Le régulateur observe aussi la montée des paiements instantanés et des portefeuilles certifiés. Sans garde-fous, le tout-numérique expose aux pannes massives, aux cyberattaques et aux exclusions. Avec des garde-fous, il reste la question de la liberté de choisir son moyen de paiement.
Et si la disparition n’était pas totale?
Disparaître, ce serait faire table rase. Plus probable: une mue rapide. Des machines moins nombreuses, plus polyvalentes, partagées entre banques. Des commerces relais pour les retraits et dépôts. Des espèces mieux “circulées” localement. Et, en parallèle, le paiement instantané qui devient réflexe, comme le sans-contact hier.
La trajectoire n’est pas écrite.

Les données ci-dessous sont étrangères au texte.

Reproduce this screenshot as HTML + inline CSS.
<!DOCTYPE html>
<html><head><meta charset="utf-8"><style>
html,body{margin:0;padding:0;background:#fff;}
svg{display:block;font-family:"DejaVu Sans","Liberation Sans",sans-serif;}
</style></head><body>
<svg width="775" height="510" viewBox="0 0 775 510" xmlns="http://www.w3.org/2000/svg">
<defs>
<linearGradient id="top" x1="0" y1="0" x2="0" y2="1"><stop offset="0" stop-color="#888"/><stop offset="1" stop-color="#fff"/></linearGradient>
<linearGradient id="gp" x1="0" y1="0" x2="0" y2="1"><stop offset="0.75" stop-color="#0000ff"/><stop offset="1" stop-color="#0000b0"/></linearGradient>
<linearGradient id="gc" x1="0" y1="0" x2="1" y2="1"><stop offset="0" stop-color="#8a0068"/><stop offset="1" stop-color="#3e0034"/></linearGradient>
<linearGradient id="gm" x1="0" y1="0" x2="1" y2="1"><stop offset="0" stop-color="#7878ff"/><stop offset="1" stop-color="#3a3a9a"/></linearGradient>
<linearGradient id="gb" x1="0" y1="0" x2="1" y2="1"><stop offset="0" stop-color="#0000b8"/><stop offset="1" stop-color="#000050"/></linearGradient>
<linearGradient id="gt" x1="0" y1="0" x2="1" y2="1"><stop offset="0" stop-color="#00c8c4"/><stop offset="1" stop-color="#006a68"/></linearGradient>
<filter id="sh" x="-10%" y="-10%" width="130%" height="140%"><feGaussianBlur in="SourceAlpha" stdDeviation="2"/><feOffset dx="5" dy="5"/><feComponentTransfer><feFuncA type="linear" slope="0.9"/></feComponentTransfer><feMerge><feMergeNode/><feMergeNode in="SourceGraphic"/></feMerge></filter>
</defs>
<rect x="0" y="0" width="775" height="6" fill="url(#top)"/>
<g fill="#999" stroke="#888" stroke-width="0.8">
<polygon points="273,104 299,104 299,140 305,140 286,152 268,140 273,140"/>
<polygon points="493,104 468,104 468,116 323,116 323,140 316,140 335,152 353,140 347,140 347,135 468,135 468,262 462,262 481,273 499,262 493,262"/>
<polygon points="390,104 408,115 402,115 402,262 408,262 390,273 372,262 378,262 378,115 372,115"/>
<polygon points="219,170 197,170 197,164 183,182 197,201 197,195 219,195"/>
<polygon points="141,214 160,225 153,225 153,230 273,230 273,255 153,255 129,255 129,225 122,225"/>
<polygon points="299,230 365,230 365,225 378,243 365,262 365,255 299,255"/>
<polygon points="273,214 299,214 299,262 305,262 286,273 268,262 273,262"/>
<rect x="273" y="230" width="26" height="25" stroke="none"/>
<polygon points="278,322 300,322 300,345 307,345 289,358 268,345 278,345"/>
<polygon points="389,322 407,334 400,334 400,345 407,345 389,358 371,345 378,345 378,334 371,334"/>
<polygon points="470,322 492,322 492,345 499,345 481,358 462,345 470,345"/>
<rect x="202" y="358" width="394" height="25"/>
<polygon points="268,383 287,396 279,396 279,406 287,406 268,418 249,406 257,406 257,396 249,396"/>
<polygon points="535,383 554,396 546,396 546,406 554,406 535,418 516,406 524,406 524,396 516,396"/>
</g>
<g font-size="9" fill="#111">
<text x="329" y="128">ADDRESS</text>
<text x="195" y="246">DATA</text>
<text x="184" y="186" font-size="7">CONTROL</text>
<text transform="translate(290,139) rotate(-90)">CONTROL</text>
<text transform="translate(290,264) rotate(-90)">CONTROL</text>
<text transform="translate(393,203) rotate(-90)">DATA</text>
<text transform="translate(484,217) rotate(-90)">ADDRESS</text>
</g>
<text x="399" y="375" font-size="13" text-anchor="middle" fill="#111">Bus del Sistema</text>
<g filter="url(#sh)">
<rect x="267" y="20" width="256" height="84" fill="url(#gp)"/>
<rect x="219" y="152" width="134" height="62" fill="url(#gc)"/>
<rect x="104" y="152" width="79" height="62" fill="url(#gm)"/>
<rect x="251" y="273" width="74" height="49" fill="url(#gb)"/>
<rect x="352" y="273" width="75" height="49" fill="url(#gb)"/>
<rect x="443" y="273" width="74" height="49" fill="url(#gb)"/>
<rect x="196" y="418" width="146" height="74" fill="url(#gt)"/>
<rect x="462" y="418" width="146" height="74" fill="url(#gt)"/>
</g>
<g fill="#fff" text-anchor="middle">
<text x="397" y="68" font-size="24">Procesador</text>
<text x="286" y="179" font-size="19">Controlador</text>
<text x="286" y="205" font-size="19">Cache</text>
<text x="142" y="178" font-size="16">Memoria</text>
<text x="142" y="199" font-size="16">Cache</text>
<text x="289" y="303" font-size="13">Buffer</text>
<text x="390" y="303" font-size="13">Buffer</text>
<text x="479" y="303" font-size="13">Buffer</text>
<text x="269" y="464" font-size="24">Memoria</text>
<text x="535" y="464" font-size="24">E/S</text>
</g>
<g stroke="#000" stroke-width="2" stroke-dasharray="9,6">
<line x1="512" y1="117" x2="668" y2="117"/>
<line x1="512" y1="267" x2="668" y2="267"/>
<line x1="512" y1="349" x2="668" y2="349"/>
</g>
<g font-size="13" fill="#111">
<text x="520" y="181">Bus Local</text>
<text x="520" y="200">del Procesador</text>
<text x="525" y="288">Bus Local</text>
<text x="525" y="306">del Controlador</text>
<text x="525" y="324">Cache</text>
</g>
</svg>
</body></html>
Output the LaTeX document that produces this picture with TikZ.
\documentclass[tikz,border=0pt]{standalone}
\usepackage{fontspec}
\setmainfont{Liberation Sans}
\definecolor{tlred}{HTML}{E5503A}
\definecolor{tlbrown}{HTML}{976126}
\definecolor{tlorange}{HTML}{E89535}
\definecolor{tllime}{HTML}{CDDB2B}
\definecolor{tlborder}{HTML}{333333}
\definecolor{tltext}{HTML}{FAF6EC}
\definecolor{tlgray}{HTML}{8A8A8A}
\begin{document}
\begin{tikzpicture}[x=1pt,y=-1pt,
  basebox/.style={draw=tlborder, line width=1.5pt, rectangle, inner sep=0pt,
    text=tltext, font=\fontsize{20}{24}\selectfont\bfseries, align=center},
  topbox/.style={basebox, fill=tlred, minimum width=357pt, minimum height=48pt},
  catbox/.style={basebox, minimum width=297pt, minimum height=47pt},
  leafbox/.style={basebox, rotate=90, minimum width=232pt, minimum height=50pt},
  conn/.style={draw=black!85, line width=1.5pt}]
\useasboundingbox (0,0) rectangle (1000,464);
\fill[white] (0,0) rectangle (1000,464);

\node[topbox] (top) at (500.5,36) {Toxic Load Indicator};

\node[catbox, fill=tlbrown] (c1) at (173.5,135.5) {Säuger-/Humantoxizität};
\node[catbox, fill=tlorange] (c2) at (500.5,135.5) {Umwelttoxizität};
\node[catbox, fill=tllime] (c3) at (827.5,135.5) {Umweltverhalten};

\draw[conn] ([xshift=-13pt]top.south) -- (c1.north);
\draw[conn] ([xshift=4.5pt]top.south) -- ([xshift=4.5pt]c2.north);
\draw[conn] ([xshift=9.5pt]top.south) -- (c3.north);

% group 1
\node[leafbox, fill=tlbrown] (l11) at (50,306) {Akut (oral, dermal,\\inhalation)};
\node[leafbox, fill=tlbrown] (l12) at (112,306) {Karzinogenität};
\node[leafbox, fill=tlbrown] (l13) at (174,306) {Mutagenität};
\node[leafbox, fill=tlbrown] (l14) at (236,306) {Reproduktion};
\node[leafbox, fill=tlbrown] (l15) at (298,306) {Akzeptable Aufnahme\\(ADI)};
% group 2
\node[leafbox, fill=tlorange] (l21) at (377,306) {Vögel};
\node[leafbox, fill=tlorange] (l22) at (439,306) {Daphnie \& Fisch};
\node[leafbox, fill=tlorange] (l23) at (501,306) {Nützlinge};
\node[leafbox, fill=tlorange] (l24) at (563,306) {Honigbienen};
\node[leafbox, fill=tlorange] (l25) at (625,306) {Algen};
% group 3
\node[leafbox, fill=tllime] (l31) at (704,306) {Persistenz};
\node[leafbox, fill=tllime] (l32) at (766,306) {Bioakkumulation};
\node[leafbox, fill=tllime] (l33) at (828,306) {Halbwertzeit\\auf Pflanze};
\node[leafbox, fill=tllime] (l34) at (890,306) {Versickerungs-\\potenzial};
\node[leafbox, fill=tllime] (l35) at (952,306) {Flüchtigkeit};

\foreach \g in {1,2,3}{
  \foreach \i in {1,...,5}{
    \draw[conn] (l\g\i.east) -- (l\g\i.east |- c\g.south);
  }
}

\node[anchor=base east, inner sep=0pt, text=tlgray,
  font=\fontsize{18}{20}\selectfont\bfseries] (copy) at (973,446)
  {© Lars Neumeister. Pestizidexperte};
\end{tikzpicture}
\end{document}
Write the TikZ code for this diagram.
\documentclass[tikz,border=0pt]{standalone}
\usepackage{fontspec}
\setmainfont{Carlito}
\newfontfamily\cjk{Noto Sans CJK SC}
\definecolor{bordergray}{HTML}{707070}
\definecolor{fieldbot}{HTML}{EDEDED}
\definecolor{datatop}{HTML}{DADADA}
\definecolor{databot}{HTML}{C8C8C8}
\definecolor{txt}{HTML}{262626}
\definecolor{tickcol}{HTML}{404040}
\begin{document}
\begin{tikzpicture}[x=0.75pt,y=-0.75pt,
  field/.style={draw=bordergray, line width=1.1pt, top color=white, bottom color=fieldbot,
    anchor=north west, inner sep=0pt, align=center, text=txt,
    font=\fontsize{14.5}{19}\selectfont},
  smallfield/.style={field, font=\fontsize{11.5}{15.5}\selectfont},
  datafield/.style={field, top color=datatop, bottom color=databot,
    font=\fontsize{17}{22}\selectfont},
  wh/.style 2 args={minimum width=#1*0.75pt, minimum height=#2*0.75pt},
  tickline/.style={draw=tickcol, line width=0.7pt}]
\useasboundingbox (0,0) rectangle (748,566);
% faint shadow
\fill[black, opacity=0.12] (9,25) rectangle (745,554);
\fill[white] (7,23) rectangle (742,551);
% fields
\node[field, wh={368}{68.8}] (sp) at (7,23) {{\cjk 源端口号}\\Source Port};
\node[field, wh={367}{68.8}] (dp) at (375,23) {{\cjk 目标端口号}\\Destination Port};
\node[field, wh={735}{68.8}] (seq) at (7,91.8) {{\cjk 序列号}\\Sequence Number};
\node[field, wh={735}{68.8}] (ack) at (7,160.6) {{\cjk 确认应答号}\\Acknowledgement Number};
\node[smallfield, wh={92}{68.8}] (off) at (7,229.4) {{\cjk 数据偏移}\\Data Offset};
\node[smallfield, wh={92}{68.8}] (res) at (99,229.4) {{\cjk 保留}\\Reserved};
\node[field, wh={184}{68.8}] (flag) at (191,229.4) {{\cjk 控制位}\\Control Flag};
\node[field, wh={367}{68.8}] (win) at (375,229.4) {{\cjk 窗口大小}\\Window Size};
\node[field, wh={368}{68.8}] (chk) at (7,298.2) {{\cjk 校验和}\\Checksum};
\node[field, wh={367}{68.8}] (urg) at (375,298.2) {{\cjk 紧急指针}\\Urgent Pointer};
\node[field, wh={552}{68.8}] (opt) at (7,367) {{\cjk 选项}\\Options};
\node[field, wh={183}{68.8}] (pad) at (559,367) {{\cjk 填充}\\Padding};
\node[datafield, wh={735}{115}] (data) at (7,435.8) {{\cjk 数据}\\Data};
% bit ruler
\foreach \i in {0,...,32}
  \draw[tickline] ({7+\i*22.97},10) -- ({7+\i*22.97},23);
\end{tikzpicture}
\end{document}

Elle dépendra de trois équilibres: le droit au cash face au confort du digital; le coût pour la collectivité face aux bénéfices sociaux; la sécurité technique face à la résilience de la monnaie fiduciaire.
“Le meilleur système est redondant”, rappelle un spécialiste des infrastructures. Garder un filet d’espèces, même plus fin, n’est pas un retour en arrière: c’est une assurance. Si les machines à billets se raréfient d’ici peu, la valeur du liquide, elle, ne s’évapore pas. Elle change de points d’appui, et oblige tout l’écosystème à faire preuve d’inventivité — et de prudence.